“What’s the difference between Brussels sprouts and bogies?”, goes the old joke, (You can’t get kids to eat Brussels sprouts!), and for many years these particular little green balls have divided households, especially during the festive season.
In my house, tradition called for sprouts on the plate, even if the kids left them there. Every other year it was the subject of a running battle between my grandmother and me. As a small child, I would absolutely refuse to eat them; boiled, as they were back then, with the mystifying cross cut in the base. A bit like I do now, my Gran abhorred food waste, and loathed the fact that the sprouts would sit, untouched, on my plate. Unlike me, Gran did not do creative things with leftovers. She would threaten to give me those emerald cannon balls for the next meal, and the next, thinking that I would capitulate at some point and eat them. I was made of much stubboner stuff, and we would grumble and mutter at each other, while the sprouts festered somewhere (usually in the dog).
Nowadays, boiling sprouts is no longer compulsory. I am still not going to plant these in favour of kale, cavalo nero, or purple sprouting broccoli; but if I am presented with a stalk, I will no longer stamp my feet and dig in my heels in a resolve not to get them down my gullet more steadfast than that shown by Gandalf when he faced down the Balrog.
Instead, I have learned that sprouts are better if they see minimal water during the cooking process, and that they should definitely never be allowed to boil in water for any length of time. Indeed, unless you are making a soup of leftovers (of which more later), it is probably best to keep them out of water altogether, after they’ve been washed.
Sprouts are actually delicious, delicate and tender when eaten raw, so they make lovely salads and coleslaws. I think I got this from Nigel Slater, but pomegranate and sprouts are a lovely match in a salad. The sprout tops are also great for this, as they are tender and not as powerful as their smaller, tighter offspring down the stalk.
Cooking them in fat – bacon fat or duck fat is always a winner. I have done a sort of confit with halved sprouts cooked slowly in duck fat, and plenty of thyme, which is pretty good, but not for those looking after their cholesterol.

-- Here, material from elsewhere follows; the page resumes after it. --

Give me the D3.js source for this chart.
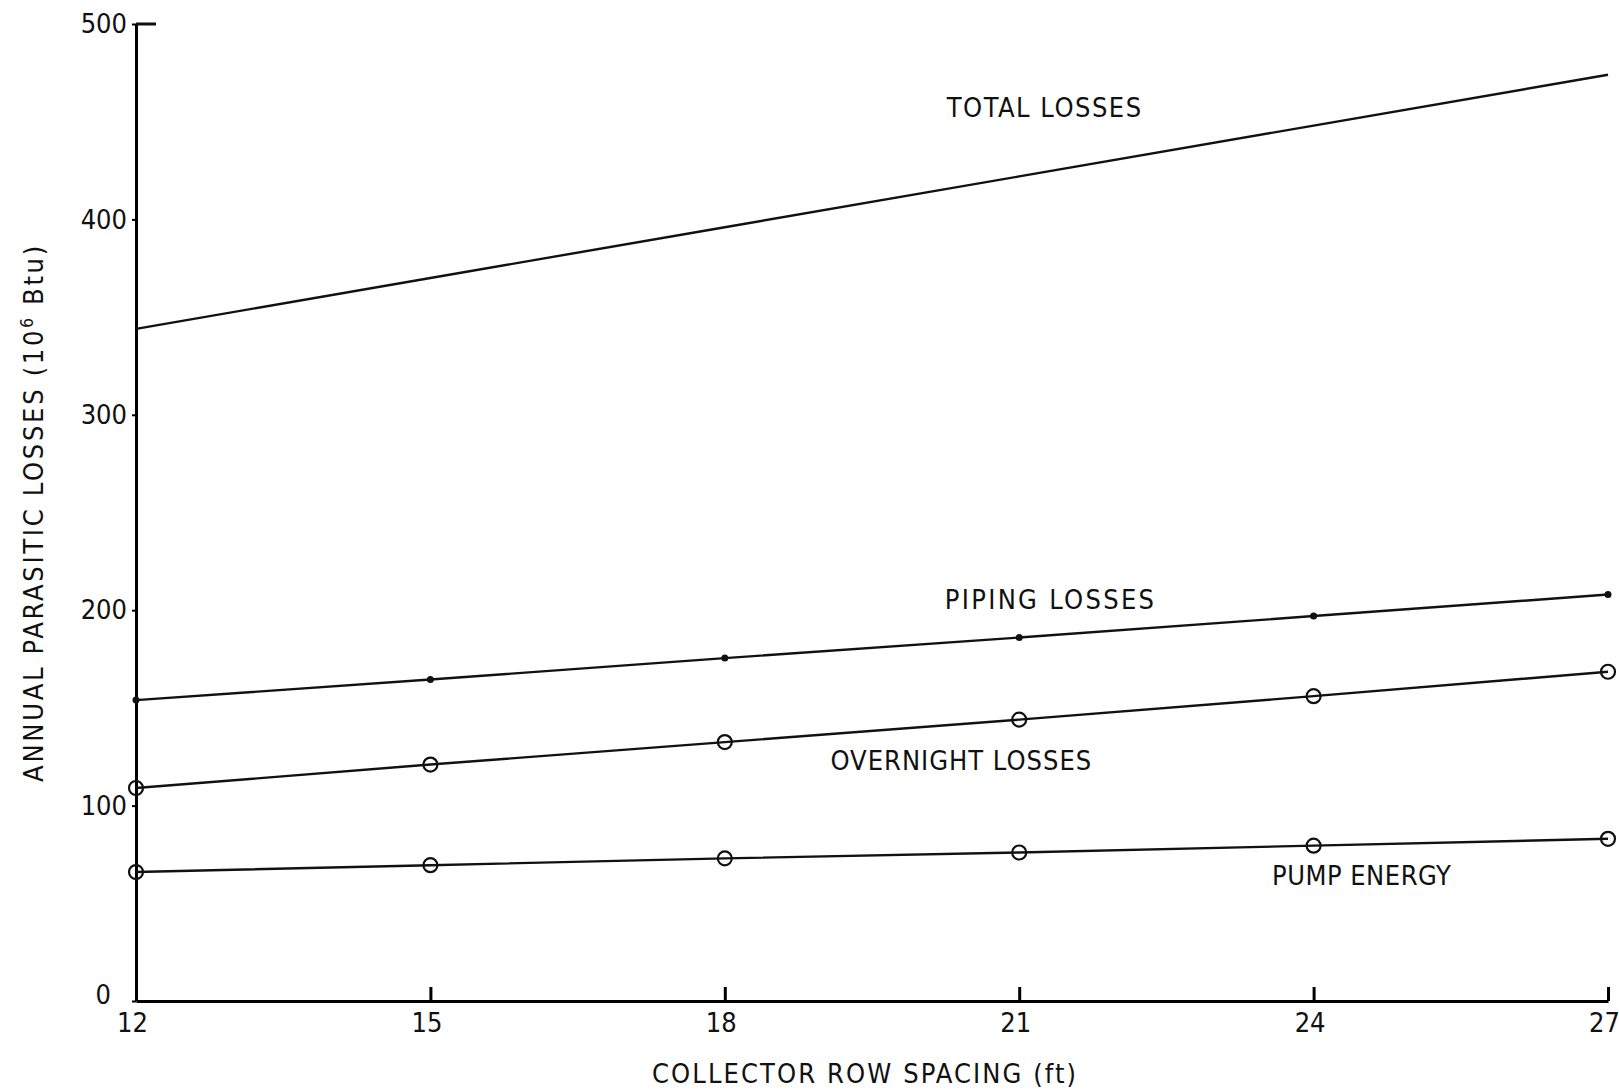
<!DOCTYPE html>
<html>
<head>
<meta charset="utf-8">
<script src="https://cdn.jsdelivr.net/npm/d3@7"></script>
<style>
  body { margin: 0; background: #fff; }
  text { font-family: "DejaVu Sans Condensed", "DejaVu Sans", sans-serif; fill: #111; }
</style>
</head>
<body>
<div id="chart-container"></div>
<script>
// data
const spacing = [12, 15, 18, 21, 24, 27];
const totalLosses = [344, 370, 396, 422, 448, 474];
const pipingLosses = [154, 164.5, 175.5, 186, 197, 208];
const overnightLosses = [109, 121, 132.5, 144, 156, 168.5];
const pumpEnergy = [66, 69.5, 73, 76, 79.5, 83];
const xTicks = [12, 15, 18, 21, 24, 27];
const yTicks = [0, 100, 200, 300, 400, 500];

// size and margins
const margin = { top: 24, right: 11, bottom: 91, left: 136 };
const width = 1619 - margin.left - margin.right;
const height = 1092 - margin.top - margin.bottom;

const x = d3.scaleLinear().domain([12, 27]).range([0, width]);
const y = d3.scaleLinear().domain([0, 500]).range([height, 0]);

const svg = d3.select("#chart-container")
  .append("svg")
  .attr("width", width + margin.left + margin.right)
  .attr("height", height + margin.top + margin.bottom)
  .append("g")
  .attr("transform", `translate(${margin.left},${margin.top})`);

// x axis (ticks point up into the plot)
const xAxis = svg.append("g")
  .attr("transform", `translate(0,${height})`)
  .call(d3.axisBottom(x).tickValues(xTicks).tickFormat(d3.format("d"))
    .tickSizeInner(-14).tickSizeOuter(0).tickPadding(12));
xAxis.select(".domain").attr("stroke-width", 3);
xAxis.selectAll(".tick line").attr("stroke-width", 3);
xAxis.selectAll(".tick text").style("font-size", "27px").attr("dx", "-4px");

// y axis (small ticks outward)
const yAxis = svg.append("g")
  .call(d3.axisLeft(y).tickValues(yTicks).tickFormat(d3.format("d"))
    .tickSizeInner(4).tickSizeOuter(0).tickPadding(5));
yAxis.select(".domain").attr("stroke-width", 3);
yAxis.selectAll(".tick line").attr("stroke-width", 2);
yAxis.selectAll(".tick text").style("font-size", "27px")
  .attr("dx", d => d === 0 ? "-16px" : 0)
  .attr("dy", d => d === 0 ? "0.1em" : "0.32em");

// cap at the top of the y axis
svg.append("line")
  .attr("x1", 0).attr("x2", 20)
  .attr("y1", y(500)).attr("y2", y(500))
  .attr("stroke", "#111").attr("stroke-width", 3);

// series
const series = [
  { name: "total", values: totalLosses, marker: "none" },
  { name: "piping", values: pipingLosses, marker: "dot" },
  { name: "overnight", values: overnightLosses, marker: "circle" },
  { name: "pump", values: pumpEnergy, marker: "circle" }
];

const line = d3.line()
  .x(d => x(d.x))
  .y(d => y(d.y));

series.forEach(s => {
  const pts = spacing.map((v, i) => ({ x: v, y: s.values[i] }));
  svg.append("path")
    .datum(pts)
    .attr("fill", "none")
    .attr("stroke", "#111")
    .attr("stroke-width", 2.4)
    .attr("d", line);

  if (s.marker === "dot") {
    svg.selectAll(null)
      .data(pts)
      .join("circle")
      .attr("cx", d => x(d.x))
      .attr("cy", d => y(d.y))
      .attr("r", 3.5)
      .attr("fill", "#111");
  } else if (s.marker === "circle") {
    svg.selectAll(null)
      .data(pts)
      .join("circle")
      .attr("cx", d => x(d.x))
      .attr("cy", d => y(d.y))
      .attr("r", 7)
      .attr("fill", "none")
      .attr("stroke", "#111")
      .attr("stroke-width", 2.2);
  }
});

// curve labels (placed in data units)
const labels = [
  { text: "TOTAL LOSSES", x: 21.26, y: 457, ls: 1.5 },
  { text: "PIPING LOSSES", x: 21.32, y: 205.7, ls: 2.3 },
  { text: "OVERNIGHT LOSSES", x: 20.41, y: 122.8, ls: 1 },
  { text: "PUMP ENERGY", x: 24.49, y: 64.2, ls: 0.5 }
];
svg.selectAll(".curve-label")
  .data(labels)
  .join("text")
  .attr("class", "curve-label")
  .attr("x", d => x(d.x))
  .attr("y", d => y(d.y))
  .attr("dy", "0.35em")
  .style("text-anchor", "middle")
  .style("font-size", "27px")
  .style("letter-spacing", d => d.ls + "px")
  .text(d => d.text);

// x axis title
svg.append("text")
  .attr("x", x(19.43))
  .attr("y", height + 73)
  .attr("dy", "0.35em")
  .style("text-anchor", "middle")
  .style("font-size", "27px")
  .style("letter-spacing", "2.1px")
  .text("COLLECTOR ROW SPACING (ft)");

// y axis title
const yTitle = svg.append("text")
  .attr("transform", `translate(${-102},${y(250)})rotate(-90)`)
  .attr("dy", "0.35em")
  .style("text-anchor", "middle")
  .style("font-size", "27px")
  .style("letter-spacing", "2.7px");
yTitle.append("tspan").text("ANNUAL PARASITIC LOSSES (10");
yTitle.append("tspan").attr("baseline-shift", "super").style("font-size", "17px").text("6");
yTitle.append("tspan").text(" Btu)");
</script>
</body>
</html>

I also like covering halved sprouts with a cartouche and letting them steam in a cm or so of stock in the bottom of a pan, until the liquid is absorbed. Again, meat stock is better, I often use chicken or ham stock, but vegetable stock is also good for this, if you are a vegetarian. This will take about 5-10 minutes on a medium heat, providing the stock is at simmering point when you add it to the sprouts.
The recipe that I’m about to share is an obvious combination, but it works so well. And you can make a great soup with the leftovers (which I’ll be sharing here soon).
I hope that you have a go with some of these ways to eat Brussels Sprouts. I hope that together we can banish emerald green christmas bombs forever and move towards many more acceptable ways. The only question is, how do you eat yours?
Recipe: Stir Fried Sprouts
10 sweet chestnuts
100 g streaky bacon cut into lardons
400 g Brussels sprouts
A splash of water
If you are using fresh chestnuts, then you will need to peel them, and take off the hairy coating. This is the best method that I have found for peeling them. Once they are peeled, chop them roughly.
In a large frying pan, gently fry the bacon on a low heat, to render off some of the fat, and until the lardons are crispy. Remove to a piece of kitchen towel. Unless your bacon has given off more fat than a duck might, try to retain as much of the fat as you can.
Meanwhile, halve the sprouts, then shred them thinly.
Fry off the chopped chestnuts, until they start to brown. Add the shredded sprouts, and stir until the green brightens a little. Do not let them catch, burnt cabbage is not pleasant. Add a splash of water, and allow it to steam off.
Return the bacon to the pan, and mix well. Serve immediately with a big roast. This year we had a gammon. Don’t worry about the leftovers; soup is always a post Christmas winner.